Rang Panchami
When it falls
The date shifts because it tracks the moon, not the Gregorian calendar.
Calculated for India (IST) using precise Panchang astronomy. Dates can shift by a day at locations far to the east or west.
What Rang Panchami means
Rang Panchami falls on the fifth day (Panchami) after Holi, on Chaitra Krishna Panchami, usually in March. In much of north India the colour-play happens the morning after the Holika bonfire, but in Maharashtra, Madhya Pradesh and the Konkan the main day of colour is kept five days later, on Rang Panchami. The name says it plainly: rang means colour and panchami means the fifth tithi, so the day is the fifth-day festival of colours.
By tradition the day celebrates the colourful, playful love of Radha and Krishna. The throwing of gulal, the dry coloured powder, into the air is read as a way of carrying that playful mood into the whole community at once. In these regions the emphasis falls on colour scattered openly in streets and squares, giving the day a slightly different character from the Holi colour-play elsewhere.
Observances centre on gulal, processions, music, and community gatherings in streets and squares. In Indore the day is marked by a large and well-known Gair procession, in which crowds move through the old city amid clouds of gulal, jets of coloured water sprayed from tankers, and music. Across the region Rang Panchami is the high point of the colour celebration rather than a quiet afterthought to Holi.
Rituals & observance
Rang Panchami is a public, communal celebration of colour kept five days after Holi. Customs vary by town, but the core is the throwing of dry gulal in the open.

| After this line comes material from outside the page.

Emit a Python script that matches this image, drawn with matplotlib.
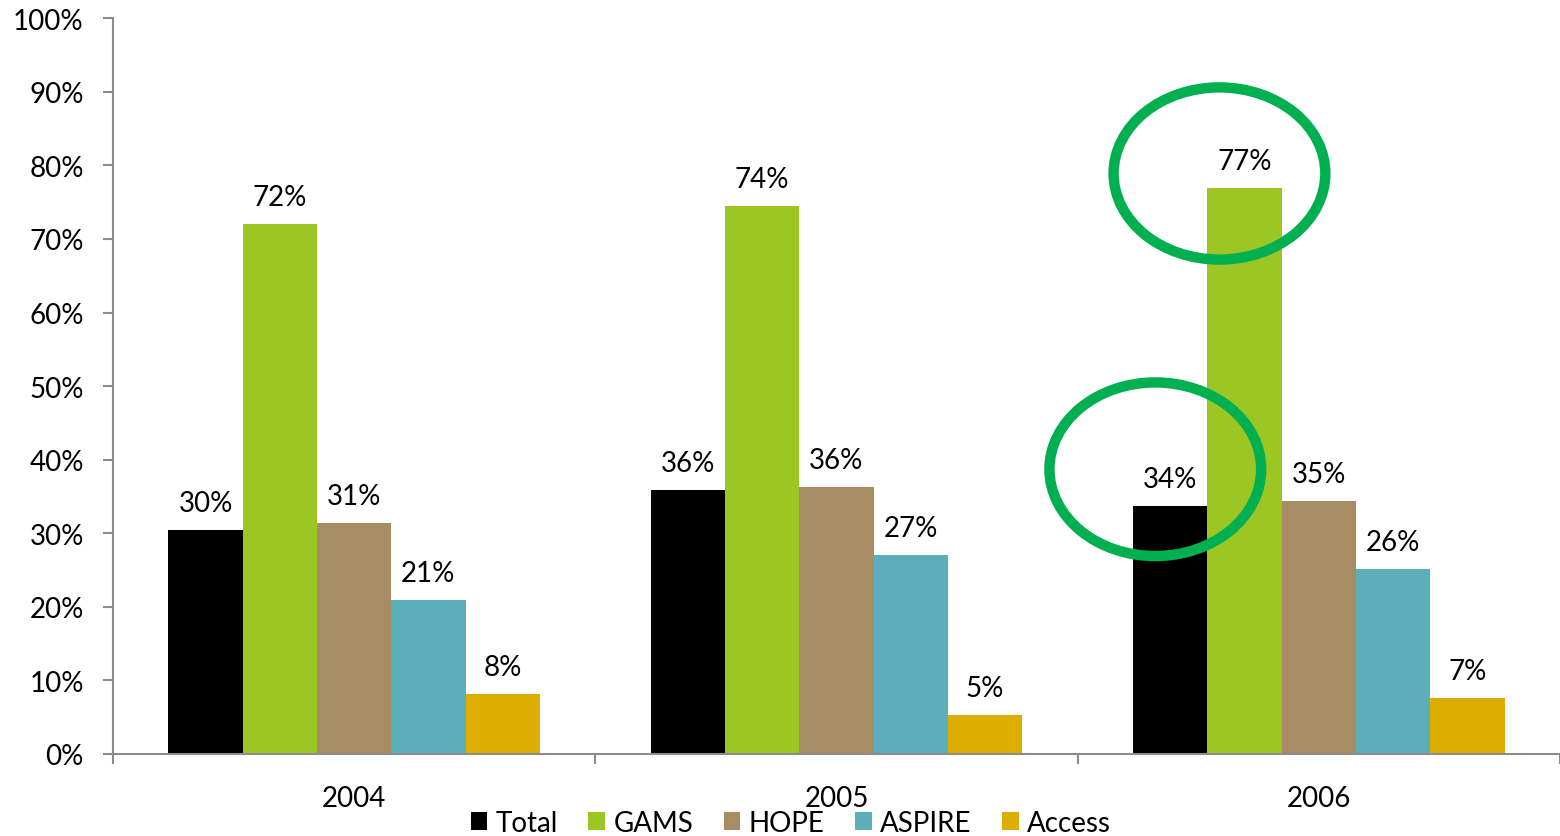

- Throwing dry gulal: the day's central custom is scattering dry coloured powder (gulal) into the air and onto one another, filling streets and squares with clouds of colour.
- Processions and Gair: towns hold colourful processions through the streets, the best known being the grand Gair procession in Indore, which moves through the old city amid music and colour.
- Music and dancing: drums, songs and dancing accompany the colour-play, drawing whole neighbourhoods and communities out into the open together.
- Honouring Radha and Krishna: the playful colour is offered in the spirit of the love of Radha and Krishna, and in some places their worship and bhajans accompany the day.
- Community gatherings and sweets: families and neighbours come together, sharing festive sweets and food once the colour-play winds down, carrying the warmth of the season.
Regional variations
How this date is determined
Observed on the Panchami tithi of Chaitra (Krishna paksha), reckoned by sunrise (udaya tithi).
Dates are computed to astronomical precision (NASA/JPL ephemeris), in line with traditional panchang.